Fun Professional Development
I’m excited about today. Ever since the first faculty inservice meeting I ever attended, I have always looked forward to inservice, and today is no different. I enjoy stepping back from the daily routine, reconnecting with colleagues, and learning ways to improve. I hope you’re looking forward to today’s time together as well.
In addition to today’s meetings, next week will be fun for me because I’ll be presenting at and attending the TICAL Conference on Tuesday and Wednesday. And yes, I did say fun and professional development in the same sentence!
I’ve found the key is finding the right PD opportunities. But it’s not always about the PD session topic— it’s also about the other conference attendees. Here’s a trick I learned that may work for you: after introducing yourself to someone in the room, ask two questions— What do you do? and What’s working in your classroom for you right now?
By asking these two questions, you’ll be able to learn so much! From cool instructional apps to classroom management procedures, effective teachers are often eager to share all of the cool things they have going on. As you listen, take notes, writing down the key ideas and links to check out. By the end of the conference, you’ll have an awesome list of ideas, you will have met some great people, and you will leave fired up and ready for the next day of school. This is how you make PD fun.
Here are a few other PD tips I’ve picked up along the way:
- Go with a buddy but don’t attend the same sessions. Split up, meet new people, learn new ideas, and then compare notes at the end.

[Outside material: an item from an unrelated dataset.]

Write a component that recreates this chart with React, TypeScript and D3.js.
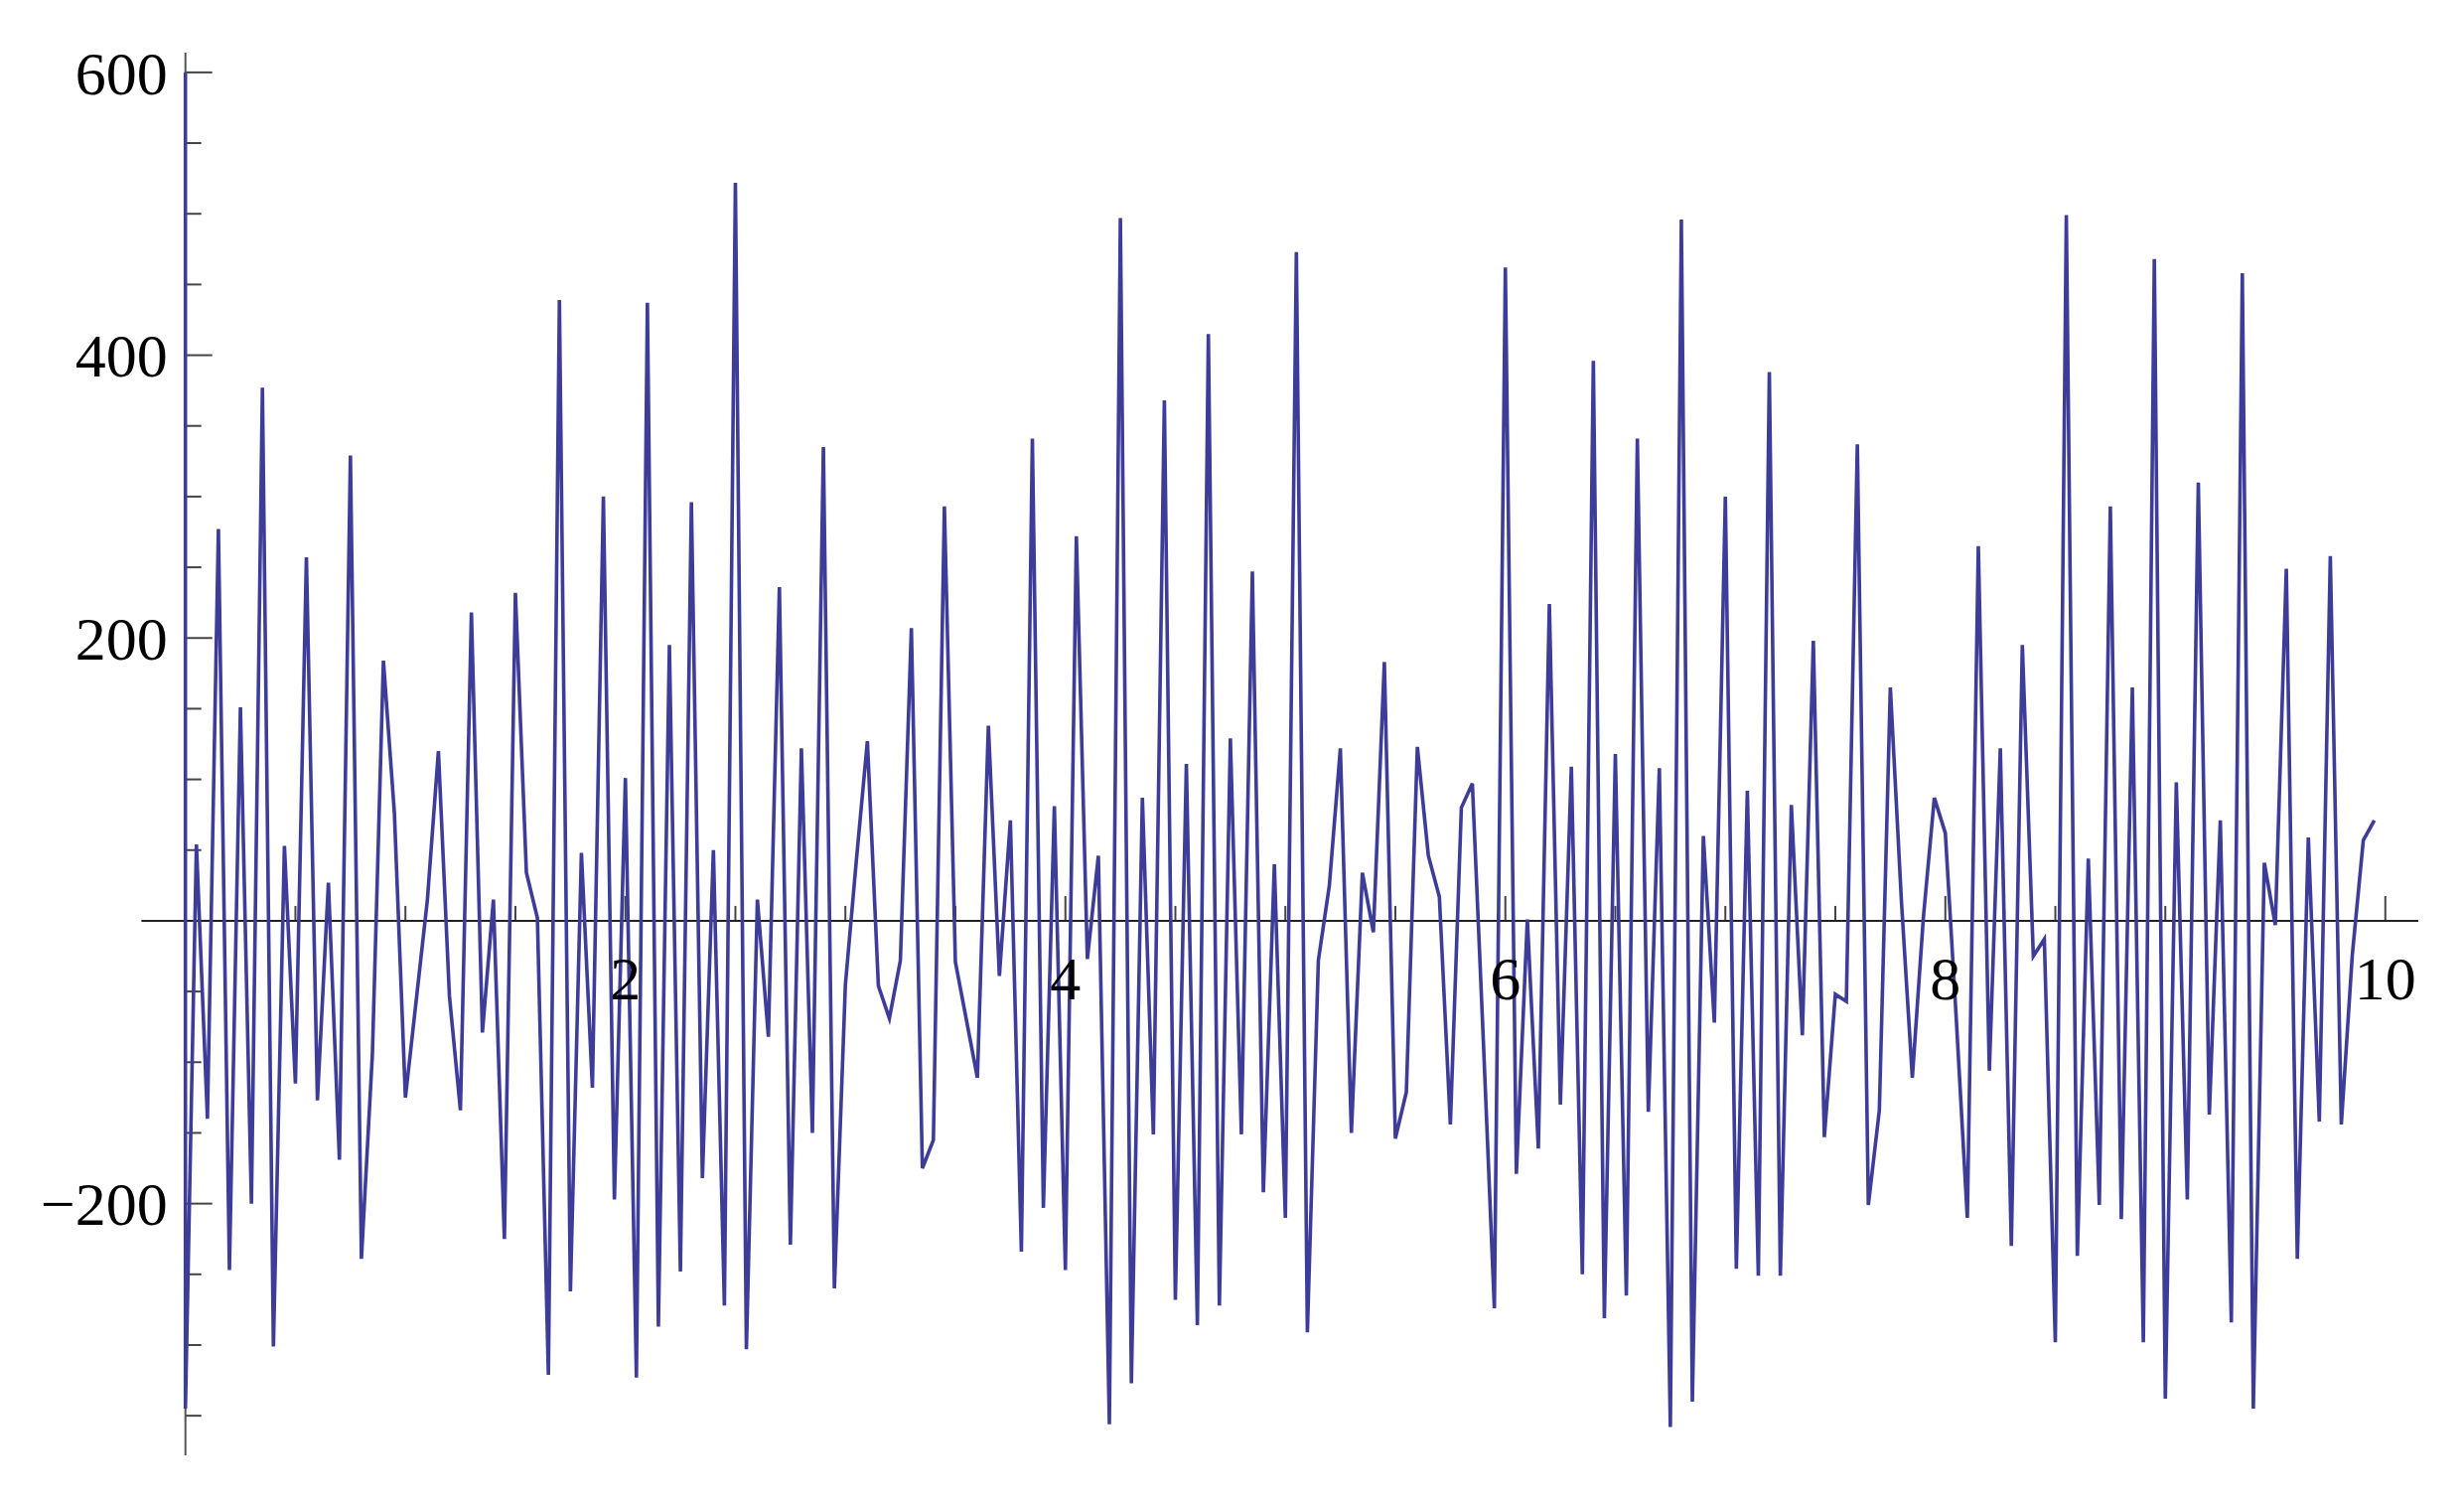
// App.tsx
import React, { useEffect, useRef } from 'react';
import * as d3 from 'd3';

// sample spacing along x
const X_STEP = 0.05;
// first sample is clipped at the top of the plot range
const START_SPIKE = 600;

const yValues = [
  -345, 54, -140, 277, -247, 151, -200, 377, -301, 53,
  -115, 257, -127, 27, -169, 329, -239, -94, 184, 76,
  -125, -55, 15, 120, -53, -134, 218, -79, 15, -225,
  232, 34, 2, -321, 439, -262, 48, -118, 300, -197,
  101, -323, 437, -287, 195, -248, 296, -182, 50, -272,
  522, -303, 15, -82, 236, -229, 122, -150, 335, -260,
  -45, 43, 127, -46, -69, -28, 207, -175, -155, 293,
  -29, -70, -111, 138, -39, 71, -234, 341, -203, 81,
  -247, 272, -27, 46, -356, 497, -327, 87, -151, 368,
  -268, 111, -286, 415, -272, 129, -151, 247, -192, 40,
  -210, 473, -291, -28, 25, 122, -150, 34, -8, 183,
  -154, -121, 123, 46, 17, -144, 80, 97, -85, -274,
  462, -179, 1, -161, 224, -130, 109, -250, 396, -281,
  118, -265, 341, -135, 108, -358, 496, -340, 60, -72,
  300, -246, 92, -251, 388, -251, 82, -81, 198, -153,
  -52, -57, 337, -201, -134, 165, 15, -111, 2, 87,
  62, -70, -210, 265, -106, 122, -230, 195, -25, -13,
  -298, 499, -237, 44, -201, 293, -211, 165, -298, 468,
  -338, 98, -197, 310, -137, 71, -284, 458, -345, 41,
  -3, 249, -239, 59, -142, 258, -144, -24, 57, 71,
];

const xTickLabels = [2, 4, 6, 8, 10];
const yTickLabels = [-200, 200, 400, 600];

const WIDTH = 2481;
const HEIGHT = 1512;

const App = () => {
  const svgRef = useRef(null);

  useEffect(() => {
    const svg = d3.select(svgRef.current);
    svg.selectAll('*').remove();

    const xScale = d3.scaleLinear().domain([-0.2, 10.15]).range([142.4, 2435]);
    const yScale = d3.scaleLinear().domain([-378, 620]).range([1465, 44.4]);

    const x0 = xScale(0);
    const y0 = yScale(0);
    const axisColor = '#222';
    const tickColor = '#444';
    const font = '"Liberation Serif", "Times New Roman", serif';

    // clip to plot range
    svg
      .append('defs')
      .append('clipPath')
      .attr('id', 'plot-clip')
      .append('rect')
      .attr('x', xScale(-0.2))
      .attr('y', yScale(600))
      .attr('width', xScale(10.15) - xScale(-0.2))
      .attr('height', yScale(-378) - yScale(600));

    // minor + major ticks on x axis (pointing up)
    const xMinor = d3.range(0.5, 10.01, 0.5).filter((t) => t % 2 !== 0);
    const xMajor = [0, ...xTickLabels];

    svg
      .append('g')
      .selectAll('line')
      .data(xMinor)
      .enter()
      .append('line')
      .attr('x1', (d) => xScale(d))
      .attr('x2', (d) => xScale(d))
      .attr('y1', y0)
      .attr('y2', y0 - 15)
      .attr('stroke', tickColor)
      .attr('stroke-width', 2);

    svg
      .append('g')
      .selectAll('line')
      .data(xMajor)
      .enter()
      .append('line')
      .attr('x1', (d) => xScale(d))
      .attr('x2', (d) => xScale(d))
      .attr('y1', y0)
      .attr('y2', y0 - 25)
      .attr('stroke', tickColor)
      .attr('stroke-width', 2);

    // ticks on y axis (pointing right)
    const yMinor = d3.range(-350, 601, 50).filter((t) => t % 200 !== 0);
    const yMajor = [0, ...yTickLabels];

    svg
      .append('g')
      .selectAll('line')
      .data(yMinor)
      .enter()
      .append('line')
      .attr('x1', x0)
      .attr('x2', x0 + 16)
      .attr('y1', (d) => yScale(d))
      .attr('y2', (d) => yScale(d))
      .attr('stroke', tickColor)
      .attr('stroke-width', 2);

    svg
      .append('g')
      .selectAll('line')
      .data(yMajor)
      .enter()
      .append('line')
      .attr('x1', x0)
      .attr('x2', x0 + 27)
      .attr('y1', (d) => yScale(d))
      .attr('y2', (d) => yScale(d))
      .attr('stroke', tickColor)
      .attr('stroke-width', 2);

    // axes
    svg
      .append('line')
      .attr('x1', xScale(-0.2))
      .attr('x2', xScale(10.15))
      .attr('y1', y0)
      .attr('y2', y0)
      .attr('stroke', axisColor)
      .attr('stroke-width', 2);

    svg
      .append('line')
      .attr('x1', x0)
      .attr('x2', x0)
      .attr('y1', yScale(614))
      .attr('y2', yScale(-378))
      .attr('stroke', '#555')
      .attr('stroke-width', 2);

    // data line
    const points = [
      [0, START_SPIKE],
      ...yValues.map((v, i) => [i * X_STEP, v]),
    ];

    const line = d3
      .line()
      .x((d) => xScale(d[0]))
      .y((d) => yScale(d[1]));

    svg
      .append('path')
      .datum(points)
      .attr('d', line)
      .attr('fill', 'none')
      .attr('stroke', '#3d3d99')
      .attr('stroke-width', 3.6)
      .attr('stroke-linejoin', 'miter')
      .attr('stroke-miterlimit', 4)
      .attr('clip-path', 'url(#plot-clip)');

    // tick labels
    svg
      .append('g')
      .selectAll('text')
      .data(xTickLabels)
      .enter()
      .append('text')
      .attr('x', (d) => xScale(d))
      .attr('y', y0 + 79)
      .attr('text-anchor', 'middle')
      .attr('font-family', font)
      .attr('font-size', 62)
      .attr('fill', '#000')
      .text((d) => `${d}`);

    svg
      .append('g')
      .selectAll('text')
      .data(yTickLabels)
      .enter()
      .append('text')
      .attr('x', x0 - 18)
      .attr('y', (d) => yScale(d))
      .attr('dy', '0.35em')
      .attr('text-anchor', 'end')
      .attr('font-family', font)
      .attr('font-size', 62)
      .attr('fill', '#000')
      .text((d) => (d < 0 ? `\u2212${Math.abs(d)}` : `${d}`));
  }, []);

  return (
    <svg
      ref={svgRef}
      width={WIDTH}
      height={HEIGHT}
      style={{ position: 'absolute', left: 0, top: 0, background: 'white', display: 'block' }}
    ></svg>
  );
};

export default App;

- Present a session. You’ll often get a registration discount (half or full), you get twice the PD hours (1 hour presentation = 2 hours PD), and you’ll make it easier for conference attendees to start a conversation with you. Feel uneasy about presenting? Tag-team it with a colleague.
- You don’t have to follow the conference schedule. Set up your own smaller meetings with other conference attendees. Often times these impromptu meetings end up being the most beneficial.
- Find a note-taking system that works for you (like Evernote). After the conference, spend some time reviewing your notes and filing them away for future reference.
- Remember that a conference is about the people not the sessions.
- Stick around until the end. Several attendees will leave early which improves your chances of winning a door prize.
- If you select PD opportunities based on how many PD hours you’ll receive, you won’t truly benefit.
- Twitter is a great way to grow professionally. You won’t get official PD hours, but you’ll learn so much. New to Twitter? Come talk to me and I’ll help you get started. #ARKEDCHAT is a great place to start.
- Work to find great conferences. I’m not aware of a database listing every excellent PD opportunity, but I am aware of the speakers on the circuit. Email them to find out which conferences are the best. Also, when you’re at a conference, ask other attendees what conferences they recommend. If you look hard enough, you’ll find what you want.
- Share what you’ve learned. When you hear something great, share it with other teachers (or the entire faculty) when you return. Spread the wealth.
Professional development should be fun, engaging, and make you more excited about teaching than you were before the conference started. If you come across an opportunity you want to attend because it will help you be a better teacher, share that with us and we’ll see if we can make it work.